January 2018
Southern Translation

Southern Translation

SENTENCE USAGE: “I know it ain’t right to talk about nobody but, bless her heart, that baby girl of the new preacher is just plug ugly!”

What is the difference in being plug ugly and just regular ugly?

Plug ugly means to be extremely ugly and usually refers to people.

The Plug Uglies were a street gang operating out of Baltimore, Maryland, in the 1850s. The notorious Know Nothing Riot, in which political and gang rivalries flared up into mob violence, took place in Baltimore in 1856. Gangs called the Rip Raps, the Know Nothings and the Plug Uglies fought pitched battles in the streets, and these events were widely reported at the time. A contemporary newspaper report also puts the gang in Washington in the following year. The New York Daily Times, June 1857, printed a report from a correspondent in Washington:

“A gang of organized, desperate rowdies, some 50 in number, called the ‘Plug Uglies’ arrived here this morning from Baltimore for the purpose of defeating the Democratic ticket and keeping naturalized citizens from the polls.”

Later reports, notably Herbert Asbury’s account “Gangs of New York,” 1927, placed the Plug Uglies in New York. This is now disputed and some historians regard Asbury’s account as semifictionalized. Newspaper reports of New York City riots of 1857 only described the Plug Uglies as being rivals of the participants rather than being participants themselves. However, the appeal of the Plug Ugly name was too much for Martin Scorsese to resist when he made the film “Gangs of New York” in 2002, and he also located them in New York.

“Plug ugly” is an expression mostly found in the United States. In other parts of the English-speaking world, you are just as likely to hear “pug ugly” with the same meaning.

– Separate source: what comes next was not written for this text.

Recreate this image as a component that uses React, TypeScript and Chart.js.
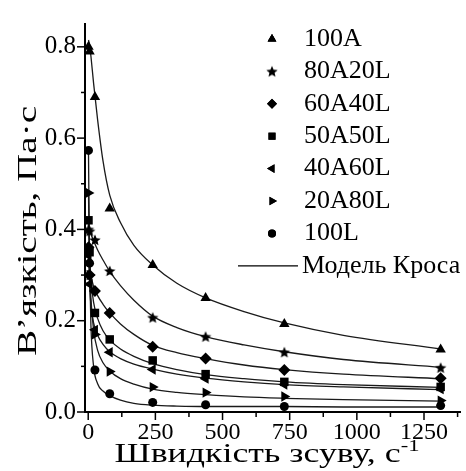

Pugs aren’t the most attractive of animals and many might say that only their mother could love them. “Pug ugly” seems as intuitive a coining as “crystal clear” or “bone dry.” It seems reasonable to assume (and there’s dangerous etymological talk) one of these phrases derived from the other, either as a deliberate play on words or via a mishearing. Taking that assumption on, which came first, plug or pug?

It appears that plug ugly came in first, although pug ugly ran it a close second. Even in some early reports of the Plug Uglies in the Baltimore riots, the term “pug ugly” was included in the text.

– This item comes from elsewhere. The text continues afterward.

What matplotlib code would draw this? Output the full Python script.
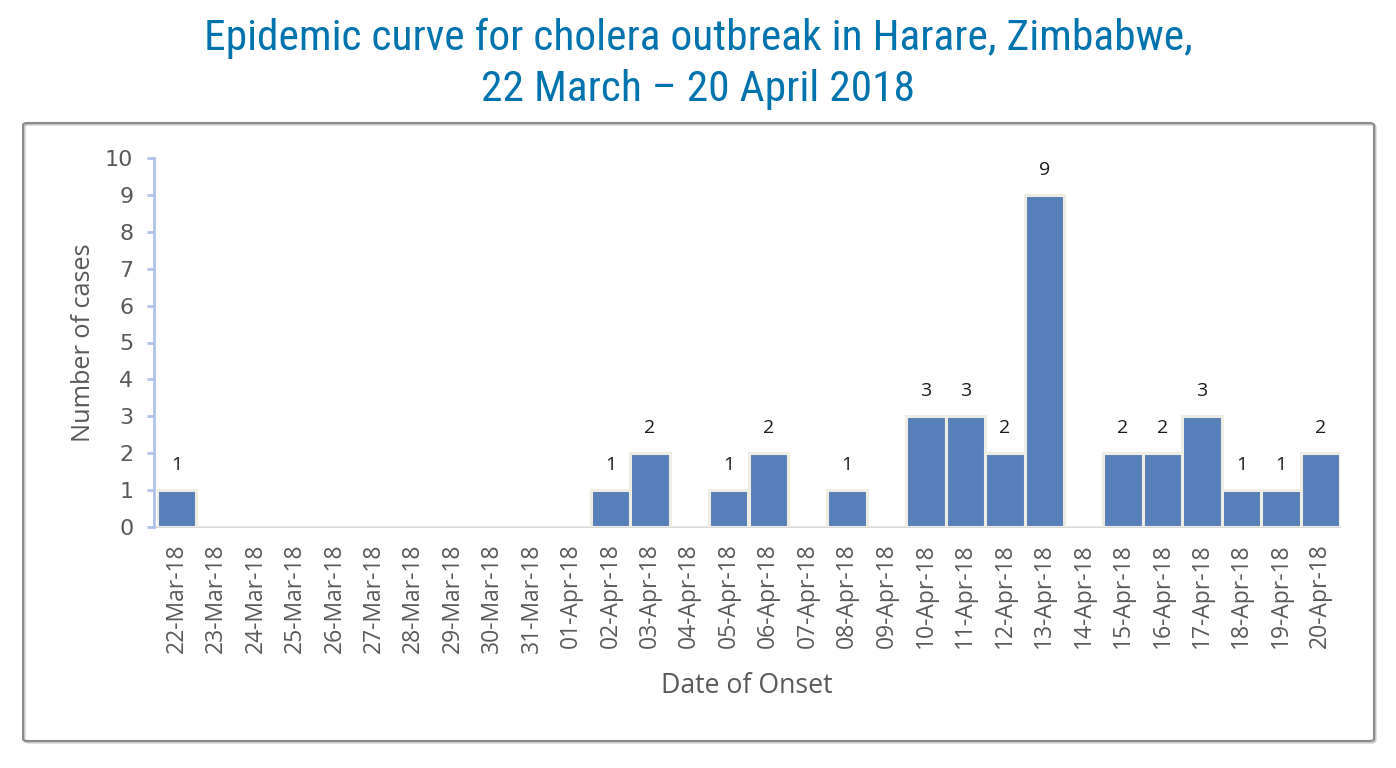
import matplotlib
matplotlib.use("Agg")
import matplotlib.pyplot as plt
from matplotlib.patches import FancyBboxPatch
from matplotlib import font_manager

dates = ["22-Mar-18", "23-Mar-18", "24-Mar-18", "25-Mar-18", "26-Mar-18", "27-Mar-18",
         "28-Mar-18", "29-Mar-18", "30-Mar-18", "31-Mar-18", "01-Apr-18", "02-Apr-18",
         "03-Apr-18", "04-Apr-18", "05-Apr-18", "06-Apr-18", "07-Apr-18", "08-Apr-18",
         "09-Apr-18", "10-Apr-18", "11-Apr-18", "12-Apr-18", "13-Apr-18", "14-Apr-18",
         "15-Apr-18", "16-Apr-18", "17-Apr-18", "18-Apr-18", "19-Apr-18", "20-Apr-18"]
cases = [1, 0, 0, 0, 0, 0, 0, 0, 0, 0, 0, 1, 2, 0, 1, 2, 0, 1, 0, 3, 3, 2, 9, 0,
         2, 2, 3, 1, 1, 2]
y_ticks = list(range(0, 11))

avail = {f.name for f in font_manager.fontManager.ttflist}


def pick(cands):
    for c in cands:
        if c in avail:
            return c
    return "DejaVu Sans"


title_font = pick(["Roboto Condensed", "Archivo Narrow", "Barlow Semi Condensed"])
body_font = pick(["Open Sans", "Lato", "DejaVu Sans"])

W, H = 1396, 768
fig = plt.figure(figsize=(W / 100, H / 100), dpi=100)
fig.patch.set_facecolor("white")

# outer frame (with a faint shadow on right/bottom)
shadow = FancyBboxPatch((24.5 / W, 1 - 742.5 / H), (1374 - 23) / W, (741 - 123) / H,
                        boxstyle="round,pad=0,rounding_size=0.003",
                        transform=fig.transFigure, facecolor="none",
                        edgecolor="#c8c8c8", linewidth=1.5, zorder=-6)
fig.patches.append(shadow)
frame = FancyBboxPatch((23 / W, 1 - 741 / H), (1374 - 23) / W, (741 - 123) / H,
                       boxstyle="round,pad=0,rounding_size=0.003",
                       transform=fig.transFigure, facecolor="none",
                       edgecolor="#8a8a8a", linewidth=1.5, zorder=-5)
fig.patches.append(frame)

fig.text(0.5, 1 - 38 / H, "Epidemic curve for cholera outbreak in Harare, Zimbabwe,",
         ha="center", va="center", color="#0072AE", fontsize=31.2, family=title_font)
fig.text(0.5, 1 - 90 / H, "22 March \u2013 20 April 2018",
         ha="center", va="center", color="#0072AE", fontsize=31.2, family=title_font)

left, right = 157 / W, 1340 / W
bottom, top = 1 - 527 / H, 1 - 158 / H
ax = fig.add_axes([left, bottom, right - left, top - bottom])
ax.set_facecolor("none")

x = list(range(len(dates)))
ax.bar(x, cases, width=1.0, color="#5880B8", edgecolor="#EEEDE3", linewidth=2.2, zorder=3)
for xi, v in zip(x, cases):
    if v > 0:
        ax.annotate(str(v), (xi, v), xytext=(0, 18), textcoords="offset points",
                    ha="center", va="center", fontsize=14, color="#1a1a1a",
                    family=body_font)

ax.set_xlim(-0.5, len(dates) - 0.5)
ax.set_ylim(0, 10)
ax.set_yticks(y_ticks)
ax.set_xticks(x)
ax.set_xticklabels(dates, rotation=90, fontsize=16.5, color="#595959", family=body_font)
for lab in ax.get_yticklabels():
    lab.set_family(body_font)
ax.tick_params(axis="y", labelsize=16, labelcolor="#595959", color="#AFC3E8",
               length=5, width=2, pad=10)
ax.tick_params(axis="x", length=0, pad=12)

for s in ["top", "right"]:
    ax.spines[s].set_visible(False)
ax.spines["left"].set_color("#AFC3E8")
ax.spines["left"].set_linewidth(2)
ax.spines["left"].set_position(("outward", 2))
ax.spines["bottom"].set_color("#D9D9D9")
ax.spines["bottom"].set_linewidth(1.5)

fig.text(83 / W, 1 - 343 / H, "Number of cases", rotation=90, ha="center", va="center",
         fontsize=18.2, color="#595959", family=body_font)
fig.text(747 / W, 1 - 686 / H, "Date of Onset", ha="center", va="center",
         fontsize=19.2, color="#595959", family=body_font)

fig.savefig("out.png", dpi=100, facecolor="white")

The Milwaukee Daily News, June 1857, described pug ugly as a person with a brutish, swollen face that was the result of being plugged, that is punched, by a member of the Plug Ugly gang.

This leads us to look at the various explanations of how these expressions were derived. Pug ugly is straightforward. It isn’t a reference to the breed of dog, ugly though they are, but to pug as a shortened form of pugilist. Boxers were often battered and disfigured. As to plug ugly, frankly, no one knows.

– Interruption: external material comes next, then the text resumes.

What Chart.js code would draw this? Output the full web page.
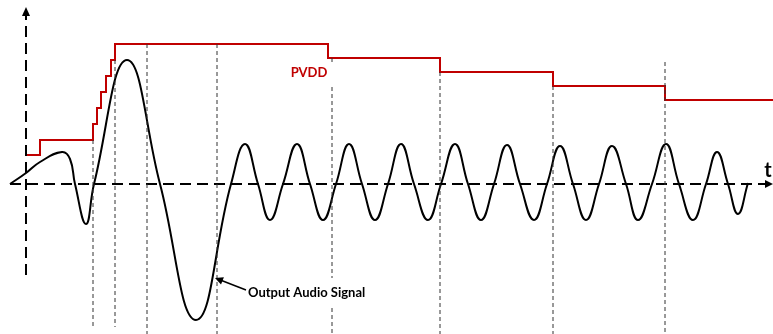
<!DOCTYPE html>
<html>
<head>
<meta charset="utf-8">
<script src="https://cdn.jsdelivr.net/npm/chart.js@4/dist/chart.umd.min.js"></script>
<style>
	body { margin: 0; background: #fff; }
	#graph { display: block; }
</style>
</head>
<body>
<canvas id="graph" width="773" height="334"></canvas>
<script>
// output audio signal (time, amplitude)
const sigX = [10, 26, 40, 62, 70, 75, 86, 94, 127, 160, 196, 231, 245, 258, 270, 283, 297, 310, 323, 336, 349, 362, 375, 388, 401, 414, 428, 441, 455, 468, 481, 494, 507, 520, 534, 547, 560, 573, 586, 599, 612, 626, 638, 652, 666, 679, 693, 706, 717, 728, 738, 748];
const sigY = [0, 11, 22, 32, 25, 0, -40, 0, 124, 0, -136, 0, 40, 0, -36, 0, 40, 0, -36, 0, 40, 0, -36, 0, 40, 0, -36, 0, 40, 0, -36, 0, 39, 0, -36, 0, 38, 0, -36, 0, 38, 0, -36, 0, 40, 0, -36, 0, 32, 0, -30, 1];

// PVDD supply level, steps
const pvddX = [26, 40, 93, 97, 101, 106, 111, 115, 328, 440, 553, 665, 773];
const pvddLevel = [29, 44, 60, 76, 92, 108, 124, 140, 126, 112, 98, 84, 84];

// thin dashed markers
const guideX = [93, 115, 147, 217, 332, 332, 332, 440, 553, 665];
const guideTop = [44, 124, 140, 140, 126, 97, -124, 112, 98, 122];
const guideBottom = [-142, -143, -150, -150, 122, -94, -150, -150, -150, -150];

// axes
const timeAxisX = [10, 766];
const levelAxisY = [-91, 170];
const axisX0 = 26;

// labels
const pvddLabel = { text: "PVDD", x: 309, y: 111 };
const sigLabel = { text: "Output Audio Signal", x: 248, y: -109, tipX: 215, tipY: -94, fromX: 246, fromY: -106 };
const tLabel = { text: "t", x: 768, y: 13 };

function toPoints(xs, ys) {
	return xs.map((x, i) => {
		return { x: x, y: ys[i] };
	});
}

let datasets = [];

guideX.forEach((x, i) => {
	datasets.push({
		data: [{ x: x, y: guideTop[i] }, { x: x, y: guideBottom[i] }],
		borderColor: "#333",
		borderWidth: 1,
		borderDash: [4, 3],
	});
});

datasets.push({
	data: [{ x: timeAxisX[0], y: 0 }, { x: timeAxisX[1], y: 0 }],
	borderColor: "#000",
	borderWidth: 2,
	borderDash: [11, 6],
});
datasets.push({
	data: [{ x: axisX0, y: levelAxisY[0] }, { x: axisX0, y: levelAxisY[1] }],
	borderColor: "#000",
	borderWidth: 2,
	borderDash: [11, 6],
});

datasets.push({
	data: toPoints(pvddX, pvddLevel),
	borderColor: "#c00000",
	borderWidth: 2,
	stepped: true,
});

datasets.push({
	data: toPoints(sigX, sigY),
	borderColor: "#000",
	borderWidth: 2,
	tension: 0.45,
});

function arrowHead(ctx, tx, ty, fx, fy, len, half) {
	let a = Math.atan2(ty - fy, tx - fx);
	ctx.beginPath();
	ctx.moveTo(tx, ty);
	ctx.lineTo(tx - len * Math.cos(a) + half * Math.sin(a), ty - len * Math.sin(a) - half * Math.cos(a));
	ctx.lineTo(tx - len * Math.cos(a) - half * Math.sin(a), ty - len * Math.sin(a) + half * Math.cos(a));
	ctx.closePath();
	ctx.fill();
}

const decorations = {
	id: "decorations",
	afterDatasetsDraw(chart) {
		let ctx = chart.ctx;
		let xs = chart.scales.x;
		let ys = chart.scales.y;
		let px = (v) => xs.getPixelForValue(v);
		let py = (v) => ys.getPixelForValue(v);
		ctx.save();
		ctx.fillStyle = "#000";
		ctx.strokeStyle = "#000";
		// axis arrows
		arrowHead(ctx, px(773), py(0), px(760), py(0), 8, 4);
		arrowHead(ctx, px(axisX0), py(177), px(axisX0), py(165), 9, 4);
		// signal pointer
		ctx.lineWidth = 1.5;
		ctx.beginPath();
		ctx.moveTo(px(sigLabel.fromX), py(sigLabel.fromY));
		ctx.lineTo(px(sigLabel.tipX + 4), py(sigLabel.tipY - 1.5));
		ctx.stroke();
		arrowHead(ctx, px(sigLabel.tipX), py(sigLabel.tipY), px(sigLabel.fromX), py(sigLabel.fromY), 8, 4);
		// texts
		ctx.textBaseline = "middle";
		ctx.font = "bold 13px Lato";
		ctx.textAlign = "left";
		ctx.fillText(sigLabel.text, px(sigLabel.x), py(sigLabel.y));
		ctx.fillStyle = "#c00000";
		ctx.textAlign = "center";
		ctx.fillText(pvddLabel.text, px(pvddLabel.x), py(pvddLabel.y));
		ctx.fillStyle = "#000";
		ctx.font = "bold 20px Lato";
		ctx.fillText(tLabel.text, px(tLabel.x), py(tLabel.y));
		ctx.restore();
	}
};

new Chart(document.getElementById("graph"), {
	type: "scatter",
	data: { datasets: datasets },
	options: {
		responsive: false,
		animation: false,
		showLine: true,
		layout: { padding: 0 },
		elements: { point: { radius: 0 } },
		scales: {
			x: { type: "linear", min: 0, max: 773, display: false },
			y: { type: "linear", min: -150, max: 184, display: false }
		},
		plugins: {
			legend: { display: false },
			tooltip: { enabled: false }
		}
	},
	plugins: [decorations]
});
</script>
</body>
</html>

As is always the case when a verifiable derivation isn’t known, people like to make up guesses. Here are a few theories; there are others:

The plugging = punching derivation given in the 1857 newspaper.

That the Plug Ugly gang wore plug hats, the name for headgear stuffed with paper and pulled over the ears as protection.

That the gang wore spiked boots they used to kick at victims; thereby, plugging them.

As is usually the case with derivations where, in truth, nobody knows, the list goes on.

Despite not knowing where it came from, we do know what it means and the expression has been in figurative (that is, lowercase) usage since the 1920s. P.G. Wodehouse, possibly as a consequence of his frequent visits to the United States, used the phrase frequently, as here in “Bill the Conqueror,” 1924:

“As plainly as if he carried a sign, this man wore the word ‘plug ugly’ written all over him.”